INSTRUCTIONS TO FOLLOW => Write again exactly the lines in the listing below, starting at the line with "Write the D3.js code for this chart." and ending at the line with "const y = d3.scaleBand().domain(categories).range([T,B]);", both included. Pictures are not copied.

PROVIDED RECORDS =>
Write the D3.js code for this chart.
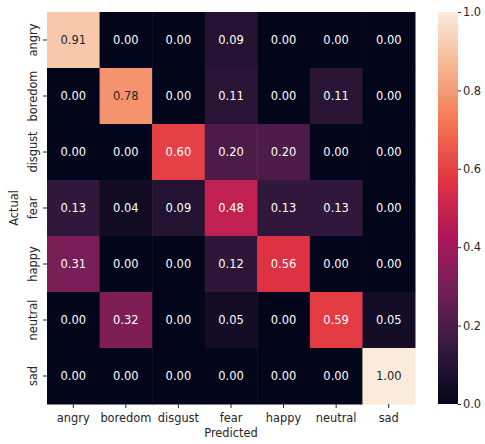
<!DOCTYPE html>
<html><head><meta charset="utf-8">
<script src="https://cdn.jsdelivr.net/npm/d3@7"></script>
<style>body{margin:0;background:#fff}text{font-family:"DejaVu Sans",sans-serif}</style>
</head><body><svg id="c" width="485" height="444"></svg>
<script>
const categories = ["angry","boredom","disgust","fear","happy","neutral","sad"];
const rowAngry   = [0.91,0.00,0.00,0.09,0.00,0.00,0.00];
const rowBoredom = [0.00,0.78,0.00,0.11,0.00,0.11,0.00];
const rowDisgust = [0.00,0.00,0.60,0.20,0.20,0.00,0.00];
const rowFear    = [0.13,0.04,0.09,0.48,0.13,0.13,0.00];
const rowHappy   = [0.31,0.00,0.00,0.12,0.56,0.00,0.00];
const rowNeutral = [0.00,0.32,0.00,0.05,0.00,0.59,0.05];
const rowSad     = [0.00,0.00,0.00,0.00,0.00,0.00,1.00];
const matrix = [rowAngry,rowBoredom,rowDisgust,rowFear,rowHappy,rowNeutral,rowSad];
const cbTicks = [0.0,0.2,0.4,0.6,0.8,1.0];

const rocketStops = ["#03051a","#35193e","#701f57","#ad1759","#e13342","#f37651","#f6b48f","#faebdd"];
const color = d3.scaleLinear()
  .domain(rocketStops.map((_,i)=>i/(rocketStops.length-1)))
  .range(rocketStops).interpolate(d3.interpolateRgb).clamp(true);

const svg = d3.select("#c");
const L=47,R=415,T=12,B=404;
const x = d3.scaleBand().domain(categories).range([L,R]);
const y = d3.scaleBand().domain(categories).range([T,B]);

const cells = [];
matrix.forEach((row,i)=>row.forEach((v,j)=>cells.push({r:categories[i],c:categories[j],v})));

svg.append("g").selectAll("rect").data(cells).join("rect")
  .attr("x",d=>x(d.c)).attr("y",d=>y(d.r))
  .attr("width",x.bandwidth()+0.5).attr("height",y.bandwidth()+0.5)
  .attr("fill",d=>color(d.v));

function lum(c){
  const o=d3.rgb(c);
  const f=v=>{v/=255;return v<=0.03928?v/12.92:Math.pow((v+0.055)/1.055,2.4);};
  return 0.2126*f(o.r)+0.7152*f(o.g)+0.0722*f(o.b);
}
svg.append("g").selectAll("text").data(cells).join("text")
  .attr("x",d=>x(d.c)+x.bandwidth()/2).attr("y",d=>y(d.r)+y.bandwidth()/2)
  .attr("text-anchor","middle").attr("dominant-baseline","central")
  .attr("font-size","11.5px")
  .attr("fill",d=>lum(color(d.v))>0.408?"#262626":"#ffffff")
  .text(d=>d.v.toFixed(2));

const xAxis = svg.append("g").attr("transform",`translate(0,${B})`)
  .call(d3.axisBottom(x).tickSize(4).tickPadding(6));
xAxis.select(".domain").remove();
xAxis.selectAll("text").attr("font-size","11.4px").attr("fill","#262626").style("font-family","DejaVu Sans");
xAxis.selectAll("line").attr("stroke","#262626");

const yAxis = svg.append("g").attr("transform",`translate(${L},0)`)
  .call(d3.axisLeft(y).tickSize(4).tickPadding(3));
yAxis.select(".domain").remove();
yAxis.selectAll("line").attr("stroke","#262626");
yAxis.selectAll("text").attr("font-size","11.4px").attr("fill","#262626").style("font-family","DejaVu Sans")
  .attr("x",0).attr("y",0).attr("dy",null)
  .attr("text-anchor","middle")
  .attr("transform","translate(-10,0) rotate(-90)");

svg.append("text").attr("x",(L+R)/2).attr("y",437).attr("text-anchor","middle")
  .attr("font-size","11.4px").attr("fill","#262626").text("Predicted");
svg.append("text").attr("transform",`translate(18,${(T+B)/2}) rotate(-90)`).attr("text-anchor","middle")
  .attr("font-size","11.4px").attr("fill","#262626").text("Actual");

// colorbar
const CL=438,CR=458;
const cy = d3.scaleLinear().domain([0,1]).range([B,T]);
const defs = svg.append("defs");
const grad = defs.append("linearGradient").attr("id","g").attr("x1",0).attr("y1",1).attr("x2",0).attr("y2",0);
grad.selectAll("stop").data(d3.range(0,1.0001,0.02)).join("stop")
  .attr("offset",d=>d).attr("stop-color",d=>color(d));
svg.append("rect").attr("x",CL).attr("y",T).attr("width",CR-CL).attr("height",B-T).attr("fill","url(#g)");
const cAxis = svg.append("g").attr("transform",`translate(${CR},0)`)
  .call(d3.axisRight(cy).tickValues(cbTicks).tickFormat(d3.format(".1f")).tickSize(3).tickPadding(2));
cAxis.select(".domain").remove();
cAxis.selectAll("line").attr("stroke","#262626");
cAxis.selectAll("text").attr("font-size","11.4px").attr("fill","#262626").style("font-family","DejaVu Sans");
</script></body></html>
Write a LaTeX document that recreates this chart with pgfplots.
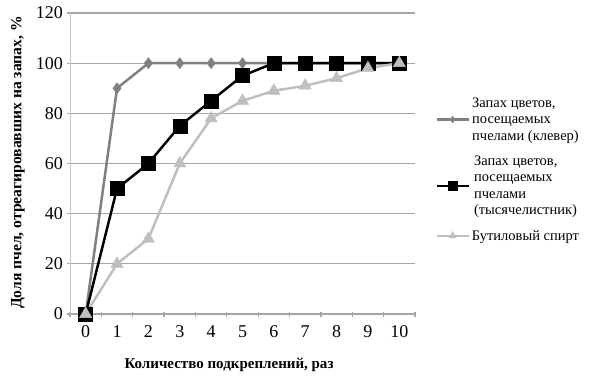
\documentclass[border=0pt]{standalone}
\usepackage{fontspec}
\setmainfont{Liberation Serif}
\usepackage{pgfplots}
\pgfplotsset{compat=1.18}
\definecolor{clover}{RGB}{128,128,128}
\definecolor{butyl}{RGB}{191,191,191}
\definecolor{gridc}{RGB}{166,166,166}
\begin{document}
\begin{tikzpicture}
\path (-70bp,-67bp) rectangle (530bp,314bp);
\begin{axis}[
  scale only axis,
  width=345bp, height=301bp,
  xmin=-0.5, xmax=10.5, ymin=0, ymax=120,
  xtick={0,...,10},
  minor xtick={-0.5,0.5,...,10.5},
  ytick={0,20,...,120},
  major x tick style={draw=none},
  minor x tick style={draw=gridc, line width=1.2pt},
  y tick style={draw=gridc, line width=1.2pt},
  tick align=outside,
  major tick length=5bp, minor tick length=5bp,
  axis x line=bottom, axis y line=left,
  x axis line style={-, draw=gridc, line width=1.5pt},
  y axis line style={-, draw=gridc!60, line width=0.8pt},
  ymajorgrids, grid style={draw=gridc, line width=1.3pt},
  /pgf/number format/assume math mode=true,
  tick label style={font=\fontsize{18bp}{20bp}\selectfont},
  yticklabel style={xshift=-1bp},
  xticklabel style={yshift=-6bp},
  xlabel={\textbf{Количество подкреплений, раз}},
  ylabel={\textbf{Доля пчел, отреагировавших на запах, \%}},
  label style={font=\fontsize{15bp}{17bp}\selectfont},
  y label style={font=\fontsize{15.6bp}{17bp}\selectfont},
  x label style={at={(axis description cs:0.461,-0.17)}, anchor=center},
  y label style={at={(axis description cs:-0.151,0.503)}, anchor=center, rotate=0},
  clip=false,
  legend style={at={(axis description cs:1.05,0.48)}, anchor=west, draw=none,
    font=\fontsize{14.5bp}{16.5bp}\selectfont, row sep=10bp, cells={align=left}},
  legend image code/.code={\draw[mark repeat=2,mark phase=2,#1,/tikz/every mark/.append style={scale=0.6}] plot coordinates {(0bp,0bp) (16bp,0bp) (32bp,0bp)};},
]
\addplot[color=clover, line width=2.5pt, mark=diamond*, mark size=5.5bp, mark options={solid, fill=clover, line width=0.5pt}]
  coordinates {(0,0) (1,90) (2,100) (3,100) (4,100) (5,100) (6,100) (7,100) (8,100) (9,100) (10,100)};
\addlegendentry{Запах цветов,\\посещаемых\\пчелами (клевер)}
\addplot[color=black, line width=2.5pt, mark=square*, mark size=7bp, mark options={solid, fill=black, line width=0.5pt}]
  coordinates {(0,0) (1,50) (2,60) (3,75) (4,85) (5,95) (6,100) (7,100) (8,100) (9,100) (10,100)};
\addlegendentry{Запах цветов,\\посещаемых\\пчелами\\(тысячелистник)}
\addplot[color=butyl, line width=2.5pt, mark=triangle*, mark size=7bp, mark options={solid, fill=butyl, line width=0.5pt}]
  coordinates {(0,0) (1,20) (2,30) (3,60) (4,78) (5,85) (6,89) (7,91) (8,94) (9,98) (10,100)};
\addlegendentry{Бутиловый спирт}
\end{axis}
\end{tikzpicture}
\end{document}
==
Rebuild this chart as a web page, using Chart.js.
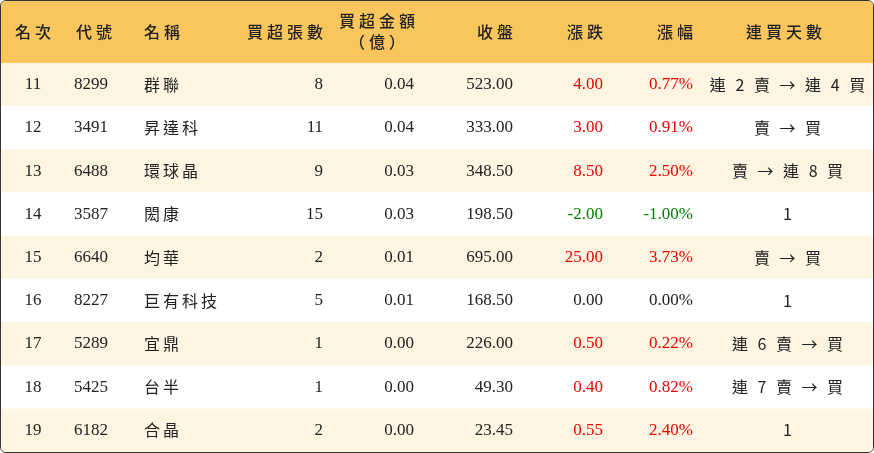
* * *
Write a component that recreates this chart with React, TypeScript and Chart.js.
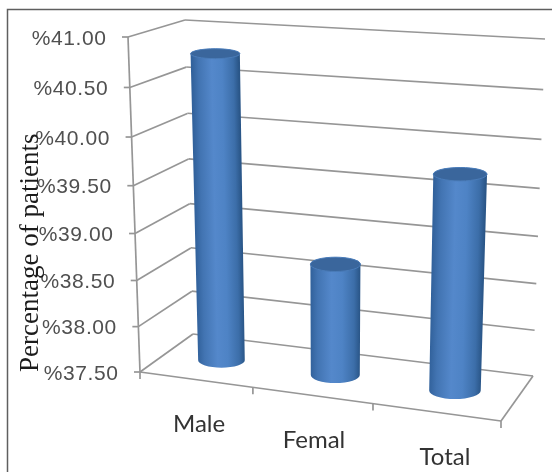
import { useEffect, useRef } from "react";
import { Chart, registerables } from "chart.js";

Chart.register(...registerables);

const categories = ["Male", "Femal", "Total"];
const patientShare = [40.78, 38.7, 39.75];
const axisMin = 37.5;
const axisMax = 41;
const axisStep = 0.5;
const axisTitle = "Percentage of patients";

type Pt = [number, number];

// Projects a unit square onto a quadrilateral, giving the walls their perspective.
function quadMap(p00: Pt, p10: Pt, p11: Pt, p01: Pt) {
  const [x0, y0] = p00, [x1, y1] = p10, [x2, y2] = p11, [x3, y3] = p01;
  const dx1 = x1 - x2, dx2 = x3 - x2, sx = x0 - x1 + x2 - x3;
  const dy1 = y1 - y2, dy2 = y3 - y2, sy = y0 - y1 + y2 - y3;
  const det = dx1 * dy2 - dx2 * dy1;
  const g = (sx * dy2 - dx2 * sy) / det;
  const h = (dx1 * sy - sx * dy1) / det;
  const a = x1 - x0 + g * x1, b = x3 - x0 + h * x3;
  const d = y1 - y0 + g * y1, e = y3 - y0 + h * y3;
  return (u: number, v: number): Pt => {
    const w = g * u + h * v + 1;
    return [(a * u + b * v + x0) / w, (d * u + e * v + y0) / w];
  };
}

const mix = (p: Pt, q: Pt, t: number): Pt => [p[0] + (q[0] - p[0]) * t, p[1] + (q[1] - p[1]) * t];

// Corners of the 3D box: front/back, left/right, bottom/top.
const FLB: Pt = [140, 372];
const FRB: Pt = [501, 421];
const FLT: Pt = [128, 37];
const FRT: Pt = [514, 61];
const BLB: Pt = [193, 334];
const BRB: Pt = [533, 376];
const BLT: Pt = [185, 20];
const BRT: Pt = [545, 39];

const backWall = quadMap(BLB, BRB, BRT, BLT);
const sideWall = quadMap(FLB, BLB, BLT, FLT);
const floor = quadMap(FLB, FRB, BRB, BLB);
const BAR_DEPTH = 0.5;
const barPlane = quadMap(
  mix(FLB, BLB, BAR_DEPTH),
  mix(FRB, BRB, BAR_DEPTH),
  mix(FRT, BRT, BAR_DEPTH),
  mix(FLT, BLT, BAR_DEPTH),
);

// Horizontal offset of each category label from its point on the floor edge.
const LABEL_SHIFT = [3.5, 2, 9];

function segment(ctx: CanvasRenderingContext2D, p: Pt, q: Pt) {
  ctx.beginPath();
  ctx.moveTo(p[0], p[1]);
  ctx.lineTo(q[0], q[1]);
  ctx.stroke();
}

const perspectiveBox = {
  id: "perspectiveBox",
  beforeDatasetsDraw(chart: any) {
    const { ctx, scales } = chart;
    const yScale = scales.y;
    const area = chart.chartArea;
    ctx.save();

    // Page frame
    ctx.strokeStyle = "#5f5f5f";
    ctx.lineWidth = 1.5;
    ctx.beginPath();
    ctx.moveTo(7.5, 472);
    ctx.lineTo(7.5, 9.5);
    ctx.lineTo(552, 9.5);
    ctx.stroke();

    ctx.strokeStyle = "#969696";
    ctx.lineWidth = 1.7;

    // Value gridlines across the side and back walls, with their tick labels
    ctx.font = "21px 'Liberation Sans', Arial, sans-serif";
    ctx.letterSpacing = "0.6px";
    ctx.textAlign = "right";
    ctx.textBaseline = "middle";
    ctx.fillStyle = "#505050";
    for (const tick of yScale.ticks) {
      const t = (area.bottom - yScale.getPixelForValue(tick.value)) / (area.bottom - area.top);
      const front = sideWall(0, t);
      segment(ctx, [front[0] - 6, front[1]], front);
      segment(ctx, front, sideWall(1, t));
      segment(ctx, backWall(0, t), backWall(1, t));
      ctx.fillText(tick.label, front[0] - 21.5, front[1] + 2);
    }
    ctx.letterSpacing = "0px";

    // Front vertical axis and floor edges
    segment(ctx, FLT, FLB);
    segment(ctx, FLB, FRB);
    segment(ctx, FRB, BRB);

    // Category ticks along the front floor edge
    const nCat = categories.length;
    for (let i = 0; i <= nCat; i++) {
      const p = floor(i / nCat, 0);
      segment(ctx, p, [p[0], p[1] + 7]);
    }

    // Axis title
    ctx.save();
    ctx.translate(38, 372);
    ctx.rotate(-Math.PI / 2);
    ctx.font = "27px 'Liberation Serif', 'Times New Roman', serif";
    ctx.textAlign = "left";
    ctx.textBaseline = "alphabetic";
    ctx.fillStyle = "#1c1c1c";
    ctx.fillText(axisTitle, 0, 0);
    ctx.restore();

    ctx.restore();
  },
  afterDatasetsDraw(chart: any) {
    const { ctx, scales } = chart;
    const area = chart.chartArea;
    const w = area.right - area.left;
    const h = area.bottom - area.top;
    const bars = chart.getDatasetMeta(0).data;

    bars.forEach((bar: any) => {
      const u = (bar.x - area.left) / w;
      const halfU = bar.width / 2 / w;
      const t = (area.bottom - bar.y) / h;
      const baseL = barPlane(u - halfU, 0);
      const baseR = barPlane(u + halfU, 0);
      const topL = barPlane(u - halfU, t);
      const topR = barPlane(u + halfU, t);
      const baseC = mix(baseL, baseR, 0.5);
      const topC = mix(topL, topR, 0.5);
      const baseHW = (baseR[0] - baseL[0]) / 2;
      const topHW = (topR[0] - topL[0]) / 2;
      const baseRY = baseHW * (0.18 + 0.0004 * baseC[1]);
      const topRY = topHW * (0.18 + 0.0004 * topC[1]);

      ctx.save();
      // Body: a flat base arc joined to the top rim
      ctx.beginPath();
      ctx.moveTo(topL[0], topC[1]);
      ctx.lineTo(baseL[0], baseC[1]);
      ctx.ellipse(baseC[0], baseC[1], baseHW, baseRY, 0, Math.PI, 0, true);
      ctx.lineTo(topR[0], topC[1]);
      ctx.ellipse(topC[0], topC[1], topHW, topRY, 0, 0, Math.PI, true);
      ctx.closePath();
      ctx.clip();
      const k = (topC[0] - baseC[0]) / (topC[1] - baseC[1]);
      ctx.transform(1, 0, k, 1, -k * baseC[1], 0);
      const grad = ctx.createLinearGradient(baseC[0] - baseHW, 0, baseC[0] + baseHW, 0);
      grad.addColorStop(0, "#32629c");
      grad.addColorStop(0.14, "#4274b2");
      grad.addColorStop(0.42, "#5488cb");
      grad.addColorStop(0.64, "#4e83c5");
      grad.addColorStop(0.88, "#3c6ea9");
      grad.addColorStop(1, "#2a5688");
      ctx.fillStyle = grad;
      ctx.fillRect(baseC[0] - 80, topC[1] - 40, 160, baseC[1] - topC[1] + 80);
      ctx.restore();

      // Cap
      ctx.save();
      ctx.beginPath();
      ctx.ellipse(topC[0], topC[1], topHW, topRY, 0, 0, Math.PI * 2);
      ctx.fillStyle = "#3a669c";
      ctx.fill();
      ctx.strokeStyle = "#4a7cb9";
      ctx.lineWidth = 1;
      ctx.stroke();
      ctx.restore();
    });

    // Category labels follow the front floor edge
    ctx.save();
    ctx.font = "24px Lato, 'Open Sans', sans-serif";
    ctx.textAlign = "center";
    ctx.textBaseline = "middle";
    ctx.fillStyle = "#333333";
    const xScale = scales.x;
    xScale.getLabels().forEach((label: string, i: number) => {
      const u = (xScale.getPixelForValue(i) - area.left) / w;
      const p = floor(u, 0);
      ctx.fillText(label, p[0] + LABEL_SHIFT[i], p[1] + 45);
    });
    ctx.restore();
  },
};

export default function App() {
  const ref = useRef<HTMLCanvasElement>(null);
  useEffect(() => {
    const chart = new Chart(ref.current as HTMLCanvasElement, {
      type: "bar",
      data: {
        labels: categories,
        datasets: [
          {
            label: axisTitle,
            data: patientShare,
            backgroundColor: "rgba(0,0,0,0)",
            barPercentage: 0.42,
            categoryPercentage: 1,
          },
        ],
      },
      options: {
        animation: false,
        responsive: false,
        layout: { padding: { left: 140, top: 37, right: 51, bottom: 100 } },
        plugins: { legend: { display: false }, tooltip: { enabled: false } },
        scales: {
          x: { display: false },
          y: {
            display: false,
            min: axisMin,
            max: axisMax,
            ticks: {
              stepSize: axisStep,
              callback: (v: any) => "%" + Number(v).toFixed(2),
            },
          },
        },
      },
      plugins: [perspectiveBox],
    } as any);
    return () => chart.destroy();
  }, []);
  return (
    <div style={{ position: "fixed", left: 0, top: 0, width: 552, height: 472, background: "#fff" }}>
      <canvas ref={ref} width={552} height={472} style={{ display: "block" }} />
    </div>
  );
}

RESULT BELOW =>
Write the D3.js code for this chart.
<!DOCTYPE html>
<html><head><meta charset="utf-8">
<script src="https://cdn.jsdelivr.net/npm/d3@7"></script>
<style>body{margin:0;background:#fff}text{font-family:"DejaVu Sans",sans-serif}</style>
</head><body><svg id="c" width="485" height="444"></svg>
<script>
const categories = ["angry","boredom","disgust","fear","happy","neutral","sad"];
const rowAngry   = [0.91,0.00,0.00,0.09,0.00,0.00,0.00];
const rowBoredom = [0.00,0.78,0.00,0.11,0.00,0.11,0.00];
const rowDisgust = [0.00,0.00,0.60,0.20,0.20,0.00,0.00];
const rowFear    = [0.13,0.04,0.09,0.48,0.13,0.13,0.00];
const rowHappy   = [0.31,0.00,0.00,0.12,0.56,0.00,0.00];
const rowNeutral = [0.00,0.32,0.00,0.05,0.00,0.59,0.05];
const rowSad     = [0.00,0.00,0.00,0.00,0.00,0.00,1.00];
const matrix = [rowAngry,rowBoredom,rowDisgust,rowFear,rowHappy,rowNeutral,rowSad];
const cbTicks = [0.0,0.2,0.4,0.6,0.8,1.0];

const rocketStops = ["#03051a","#35193e","#701f57","#ad1759","#e13342","#f37651","#f6b48f","#faebdd"];
const color = d3.scaleLinear()
  .domain(rocketStops.map((_,i)=>i/(rocketStops.length-1)))
  .range(rocketStops).interpolate(d3.interpolateRgb).clamp(true);

const svg = d3.select("#c");
const L=47,R=415,T=12,B=404;
const x = d3.scaleBand().domain(categories).range([L,R]);
const y = d3.scaleBand().domain(categories).range([T,B]);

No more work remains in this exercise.